Open Bug 1370670 Opened 7 years ago Updated 2 years ago

network.http.max-connections default of 900 is too high, causes many timeout failures when loading large tab group

Categories

(Core :: Networking: HTTP, defect, P3)

54 Branch
defect

Tracking

()

People

(Reporter: zlynx, Unassigned)

Details

(Keywords: reproducible, Whiteboard: [necko-backlog])
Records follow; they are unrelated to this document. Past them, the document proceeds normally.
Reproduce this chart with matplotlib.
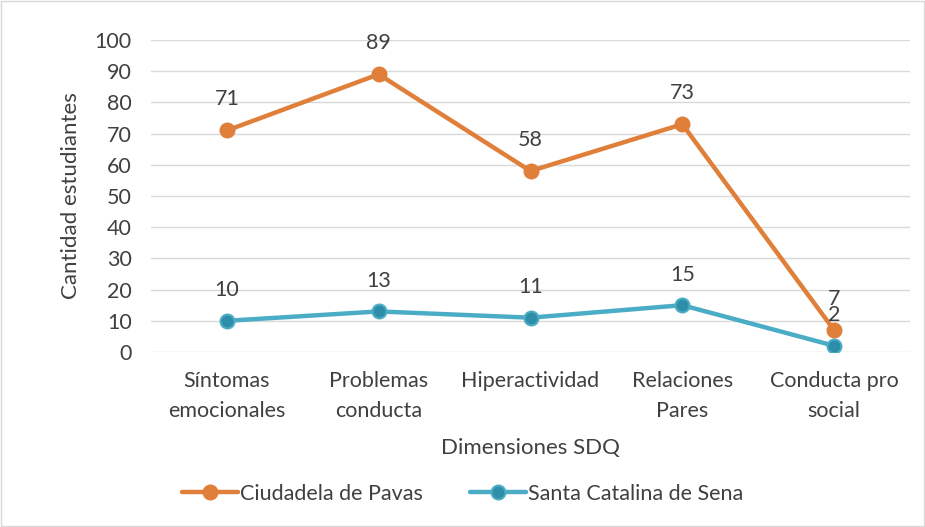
import matplotlib
matplotlib.use("Agg")
import matplotlib.pyplot as plt
from matplotlib.patches import Rectangle

categories = ["Síntomas\nemocionales", "Problemas\nconducta", "Hiperactividad", "Relaciones\nPares", "Conducta pro\nsocial"]
ciudadela = [71, 89, 58, 73, 7]
santa = [10, 13, 11, 15, 2]
yticks = list(range(0, 101, 10))

plt.rcParams['font.family'] = ['Lato', 'DejaVu Sans']
txt = '#404040'
fs = 15.5

fig = plt.figure(figsize=(9.25, 5.27), dpi=100)
ax = fig.add_axes([151/925, 1-352/527, (910-151)/925, (352-40)/527])
x = list(range(len(categories)))

orange = '#E07F3A'
teal = '#4BACC6'
ax.plot(x, ciudadela, color=orange, lw=3.2, marker='o', ms=10, mfc=orange, mec=orange, mew=1.5,
        label='Ciudadela de Pavas', solid_capstyle='round', zorder=3)
ax.plot(x, santa, color=teal, lw=3.2, marker='o', ms=10, mfc='#2E8DA8', mec=teal, mew=1.5,
        label='Santa Catalina de Sena', solid_capstyle='round', zorder=3)

for xi, v in zip(x, ciudadela):
    ax.annotate(str(v), (xi, v), xytext=(0, 22.5), textcoords='offset points', ha='center', va='center',
                fontsize=fs, color=txt)
for xi, v in zip(x, santa):
    ax.annotate(str(v), (xi, v), xytext=(0, 22), textcoords='offset points', ha='center', va='center',
                fontsize=fs, color=txt)

ax.set_xlim(-0.5, len(categories)-0.5)
ax.set_ylim(0, 100)
ax.set_yticks(yticks)
ax.set_xticks(x)
ax.set_xticklabels(categories, fontsize=fs, color=txt, linespacing=1.6)
ax.tick_params(axis='y', labelsize=fs, labelcolor=txt, length=0, pad=14)
ax.tick_params(axis='x', length=0, pad=14)
ax.grid(axis='y', color='#D9D9D9', lw=1)
ax.set_axisbelow(True)
for s in ax.spines.values():
    s.set_visible(False)
ax.set_ylabel('Cantidad estudiantes', fontsize=16, color=txt, labelpad=10)
ax.set_xlabel('Dimensiones SDQ', fontsize=16, color=txt, labelpad=12)

leg = fig.legend(loc='center', bbox_to_anchor=(0.5, 1-494/527), ncol=2, frameon=False,
                 fontsize=fs, handlelength=2.6, handletextpad=0.1, columnspacing=2.2)
for t in leg.get_texts():
    t.set_color(txt)

fig.patches.append(Rectangle((0.001, 0.001), 0.998, 0.997, transform=fig.transFigure,
                             fill=False, edgecolor='#D9D9D9', lw=1))
fig.savefig('out.png', dpi=100)
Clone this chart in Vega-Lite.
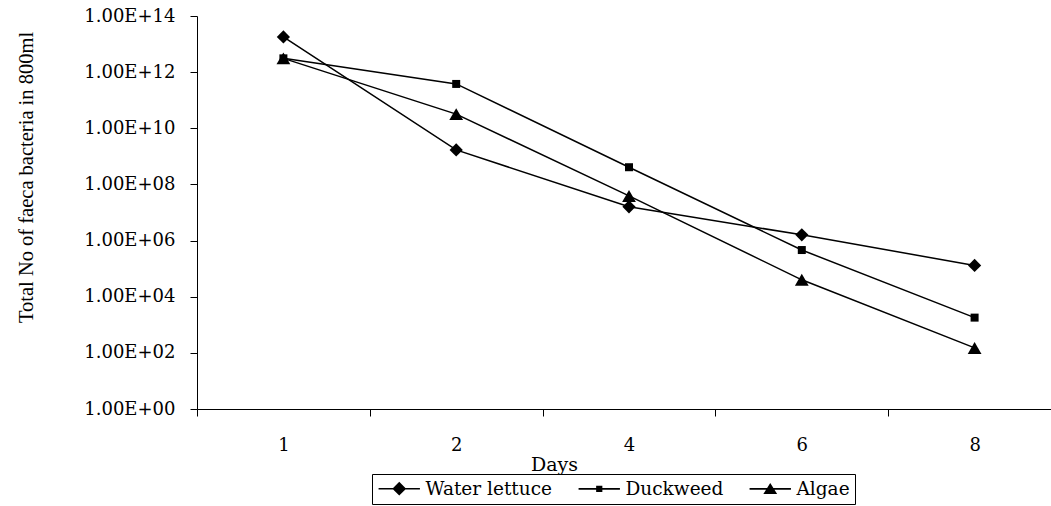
{
  "$schema": "https://vega.github.io/schema/vega-lite/v6.json",
  "width": 854,
  "height": 393,
  "autosize": {"type": "none"},
  "padding": {"left": 197, "top": 16, "right": 0, "bottom": 97},
  "background": "white",
  "config": {
    "view": {"stroke": null},
    "font": "DejaVu Serif",
    "axis": {"grid": false, "domainColor": "black", "tickColor": "black", "labelColor": "black", "titleColor": "black", "titleFontWeight": "normal", "domainWidth": 1, "tickWidth": 1}
  },
  "data": {
    "values": [
      {"day": "1", "series": "Water lettuce", "value": 1.8e13},
      {"day": "2", "series": "Water lettuce", "value": 1.7e9},
      {"day": "4", "series": "Water lettuce", "value": 1.6e7},
      {"day": "6", "series": "Water lettuce", "value": 1.6e6},
      {"day": "8", "series": "Water lettuce", "value": 1.3e5},
      {"day": "1", "series": "Duckweed", "value": 3.1e12},
      {"day": "2", "series": "Duckweed", "value": 3.8e11},
      {"day": "4", "series": "Duckweed", "value": 4.1e8},
      {"day": "6", "series": "Duckweed", "value": 4.6e5},
      {"day": "8", "series": "Duckweed", "value": 1.8e3},
      {"day": "1", "series": "Algae", "value": 3.1e12},
      {"day": "2", "series": "Algae", "value": 3.2e10},
      {"day": "4", "series": "Algae", "value": 3.9e7},
      {"day": "6", "series": "Algae", "value": 4.0e4},
      {"day": "8", "series": "Algae", "value": 1.5e2}
    ]
  },
  "encoding": {
    "x": {
      "field": "day", "type": "ordinal", "sort": ["1", "2", "4", "6", "8"],
      "bandPosition": 0.5,
      "scale": {"type": "band", "paddingInner": 0, "paddingOuter": 0, "range": [0, 864]},
      "axis": {
        "title": "Days", "titleFont": "DejaVu Serif", "titleFontSize": 19, "titleX": 357, "titleY": 61, "titleAlign": "center", "titleBaseline": "alphabetic",
        "labelAngle": 0, "labelFontSize": 18, "labelPadding": 20, "tickSize": 7, "tickBand": "extent"
      }
    },
    "y": {
      "field": "value", "type": "quantitative",
      "scale": {"type": "log", "domain": [1, 1e14]},
      "axis": {
        "title": "Total No of faeca bacteria in 800ml", "titleFont": "Liberation Serif", "titleFontSize": 20.5,
        "titleAngle": -90, "titleX": -165, "titleY": 161, "titleAlign": "center", "titleBaseline": "alphabetic",
        "values": [1, 100, 10000, 1000000, 100000000, 10000000000, 1000000000000, 100000000000000],
        "labelExpr": "'1.00E+' + (round(log(datum.value)/LN10) < 10 ? '0' : '') + round(log(datum.value)/LN10)",
        "labelFontSize": 18, "labelPadding": 15, "tickSize": 7
      }
    }
  },
  "layer": [
    {
      "mark": {"type": "line", "color": "black", "strokeWidth": 1.5},
      "encoding": {"detail": {"field": "series", "type": "nominal"}}
    },
    {
      "transform": [{"filter": "datum.series === 'Water lettuce'"}],
      "mark": {"type": "point", "shape": "diamond", "filled": true, "color": "black", "opacity": 1, "size": 175}
    },
    {
      "transform": [{"filter": "datum.series === 'Duckweed'"}],
      "mark": {"type": "point", "shape": "square", "filled": true, "color": "black", "opacity": 1, "size": 64}
    },
    {
      "transform": [{"filter": "datum.series === 'Algae'"}],
      "mark": {"type": "point", "shape": "triangle-up", "filled": true, "color": "black", "opacity": 1, "size": 190}
    },
    {
      "mark": {"type": "point", "filled": true, "color": "black", "opacity": 1, "size": 0},
      "encoding": {
        "shape": {
          "field": "series", "type": "nominal",
          "scale": {
            "domain": ["Water lettuce", "Duckweed", "Algae"],
            "range": [
              "M-3,-0.11H3V0.11H-3ZM0,-1L1,0L0,1L-1,0Z",
              "M-3,-0.11H3V0.11H-3ZM-0.45,-0.45H0.45V0.45H-0.45Z",
              "M-3,-0.11H3V0.11H-3ZM0,-0.85L1,0.75H-1Z"
            ]
          },
          "legend": {
            "title": null, "orient": "none", "legendX": 175, "legendY": 458, "direction": "horizontal",
            "strokeColor": "black", "padding": 5, "symbolOffset": 13, "labelOffset": 17, "columnPadding": 22,
            "labelFont": "DejaVu Serif", "labelFontSize": 18.5, "labelColor": "black", "symbolSize": 190,
            "symbolFillColor": "black", "symbolOpacity": 1
          }
        }
      }
    }
  ]
}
User Agent: Mozilla/5.0 (Windows NT 10.0; Win64; x64; rv:54.0) Gecko/20100101 Firefox/54.0 Build ID: 20170529025115 Steps to reproduce: I have a web comics bookmark folder with a bit over 100 sites in it. I right click on this to open all of them most every day. Actual results: With the default max-connections of 900, a majority of the tabs need to be reloaded when I get to them because their network connections timed out during the load. Many image resources have to be shift-reloaded because they got only a partial download. With a setting of 32 max-connections (which may be too low), every single resource on every tab loads correctly. Expected results: Instead of opening 900 connections to 200+ HTTP servers, Firefox should either default to a lower number of connections or it should monitor request latency and only open more connections when existing connections are still working.
Component: Untriaged → Networking: HTTP
Product: Firefox → Core
I'm having an idea to limit total number of connections for background tabs for a long time already. I've made already some very basic local experiments with it with no bad impact on performance (if even done correctly, tho!) Hence, I think there is something we can do here.
Blocks: CDP
Assignee: nobody → honzab.moz
Whiteboard: [necko-active]
It's been collectively decided to not fix this bug any time soon. The main reason is to avoid any logic queuing deadlocks that websites may suffer from. Also, local testing doesn't show any huge effect on performance.
Assignee: honzab.moz → nobody
No longer blocks: CDP
Whiteboard: [necko-active] → [necko-backlog]
Priority: -- → P1
Priority: P1 → P3
I remember when the default was much lower because Windows XP sp1 or sp2, I believe, had maxed the number of connections to 10. The rationale at Microsoft was that a) end user workstations were not servers so they didn't need to keep that many connections alive and b) to reduce the proliferation of malware that would spray a network with connections to try to infect many machines at once. Many people would apply a hack that modified tcpip.sys to increase the value to maybe 50-100 to torrent more. I also patched a Windows XP box that was used as a web server that was butting up against the limit (Windows Event logs would tell you if you were exceeding the max 10 connections.) Currently it's set to 900 which sounds pretty greedy. I've had a home network where a few thousand concurrent connections would saturate the network for everyone else. I guess it depends on the workload but I would be curious to see telemetry to know what an average and extreme value might be. The default for FFox for Android, for example, is currently set to 20. To me, if there is that much disparity between the desktop and mobile version and based on years of observing that number back-in-the-day, I couldn't see many reasons to be > 100. I mean 100 or more would probably be malware or a really poorly designed app that established hundreds of database queries all at once to display content on the screen. I just wanted to give some context because it's still very rare for an end user application to spray that many connections unless it's intentionally greedy. Most home routers max at like 4096 which means like 4 Firefoxes would saturate.